Sprawling, spring-fed Burntside Lake sits just outside Ely, Minn., one portage away from the Boundary Waters Canoe Area. The lake’s water is so clear and sky-blue that it was once featured in Hamm’s beer advertisements. At night, a full moon shoots a glittery tractor beam across its inky expanse.
Guests of Camp Van Vac, on Burntside’s south shore, have vacationed amid this scenic beauty for more than a century, surrounded by quietude and tall pines, joined by the occasional bear. The place is unlike any of Minnesota’s hundreds of lakeside vacation rentals Minnesotans. Not really a resort or a lodge, “camp” aptly describes Van Vac’s rustic accommodations (the vintage cabins lack bathrooms and are heated by wood stoves) and the camaraderie cultivated among families who have been coming for five generations.
A visitor’s first stop is Van Vac’s stone-and-log office where, for decades, they’ve been greeted by Nancy Jo Tubbs. She’s been a fixture at her family’s resort since she was born right upstairs, in 1947. “Dr. Snyker came from Ely,” she can’t help but add.

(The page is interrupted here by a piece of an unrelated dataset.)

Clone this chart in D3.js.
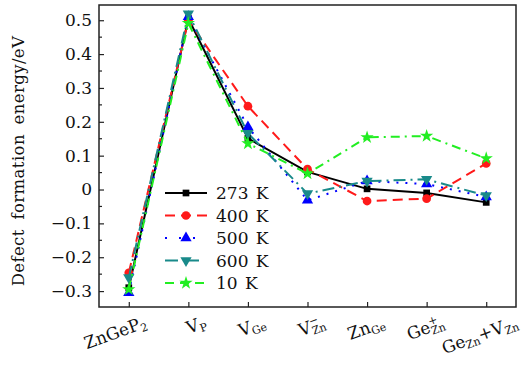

Tubbs, a writer and raconteur (she was a longtime columnist for the Ely Timberjay),knows such details matter. And she’s been responsible for every little thing required to rent out 25 antique cabins for 40-plus summers.
That means managing Van Vac’s daily grind (taking reservations, making beds) and long-term preservation (removing downed trees, reroofing cabins). Plus, whatever else pops up during her dawn-to-dusk days, whether that’s directing electricians to replace a burned-out breaker box or lending salt to a guest making an apple pie. Tubbs does these things with the confidence of a wolf-pup handler (she was the longtime board chair of Ely’s International Wolf Center) and the vigor of someone known to express an affirmative as “Yepper!”
Serving as Van Vac’s “chief cook and bottle washer” has made for a wonderful, if taxing, life. And as Tubbs winds down her final season, she’s happy to relinquish her role.
“My knees and hips are ready,” she said.
But it’s no simple thing to make changes in a place where so little has changed for so long. Van Vac is not only among the oldest resorts in Minnesota, but one of the few to have remained so frozen in time. Not to mention one of the rarest few helmed by a solo female proprietor.